Thok Johnson Gony - Divulgação
Thok Johnson GonyDivulgação
Por Thok Johnson*
Um campo de refugiados não é o local ideal para uma criança crescer. Alimentos insuficientes, abrigo inadequado e falta de assistência médica, além de difícil acesso à educação são situações típicas em um campo de refugiados. Foi assim que eu cresci.

Meu nome é Thok Johnson Gony. Nasci em Bor, na grande região do alto Nilo do que era então o Sudão, em 1975 - três anos após a assinatura de um acordo de paz, que encerrou a primeira guerra civil do Sudão.

Incerta se a paz se manteria, minha família mudou-se para o campo de refugiados de Itang, na Etiópia, onde comecei minha educação primária. Uma vida não muito digna para uma criança. Dependemos de agências humanitárias para coisas básicas de vida como alimentação e abrigo. E, como criança refugiada, quase perdi minha vida com sarampo. Para mim, estar vivo é em si um milagre.

Diante de todo esse sofrimento em tenra idade, aprendi que deveria ter um propósito na vida e, com essa ideia, resolvi que era capaz de limpar minha mente da angústia que estava me consumindo para agir. Como resultado, comecei a me destacar na escola, uma série após a outra.

Em um campo de refugiados, a gente cresce vendo profissionais médicos salvando muitas vidas até que houve o momento de eu mesmo ter sido salvo por um deles. A dedicação e empatia desses profissionais me inspiraram e foi assim que decidi que me tornaria um profissional da área da saúde quando crescesse. Acreditava que, por meio da prática médica, conseguiria retribuir todo o favor, que uma vez fizeram a mim, para quem precisasse de ajuda.

O desejo ardente de ajudar diretamente as pessoas que precisam de cuidados médicos se tornou minha maior motivação e com esse objetivo no coração entrei para escola de Enfermagem.

Depois de me formar, comecei assim que possível a trabalhar com Médicos Sem Fronteiras (MSF) há 20 anos no Hospital Akobo, região do Sudão do Sul fronteiriça a Etiópia. Trabalhei nas ações de combate às epidemias, nos centros de nutrição (onde recebemos casos muito graves de desnutrição) e em emergências médicas.

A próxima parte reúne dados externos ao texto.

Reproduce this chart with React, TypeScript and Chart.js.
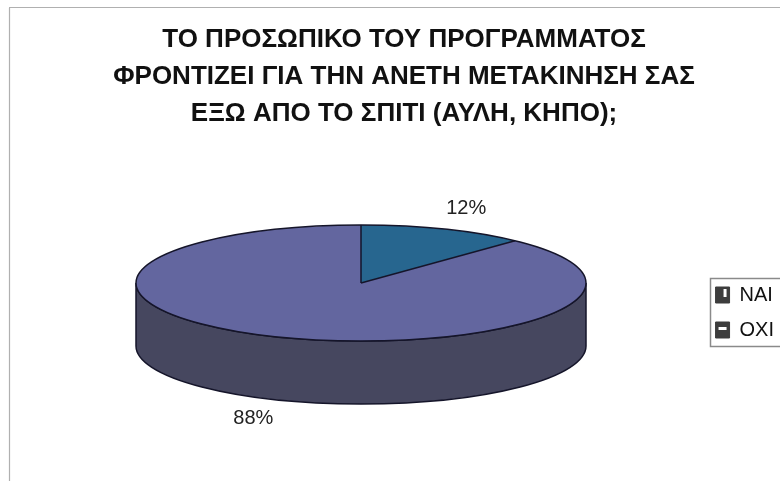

Depois trabalhei com MSF em outros locais. Uma das experiências mais marcantes que me lembro foi de MSF na cidade de Maban, logo após o sul do Sudão ter alcançado a independência do país. Lembro-me do grande contingente que retornava ao país e da multiplicidade de casos médicos que tivemos de comparecer.

Trabalhar ao lado de profissionais de diferentes partes do mundo aprimorou meus conhecimentos e me ensinou a beleza da humanidade. Eu queria viajar muito para ajudar os necessitados.

Em 2010, me inscrevi para fazer parte da equipe internacional de MSF. Não acreditei que meu trabalho duro havia vencido o sofrimento de minha infância e fiquei muito empolgado porque sabia que levaria a bandeira do Sudão do Sul para o mundo humanitário internacional como um profissional de saúde - meu sonho de infância.

Desde 2012, trabalho em diferentes projetos de MSF em todo o mundo. Cresci na organização, passando de um membro da equipe médica no meu próprio país de origem para agora me tornar o Coordenador Médico no Afeganistão, onde, entre outras atividades, abrimos um projeto que presta atendimento a pessoas com tuberculose resistente e também com resistência a medicamentos (DRTB).

De criança refugiada a coordenador médico internacional: uma jornada possível.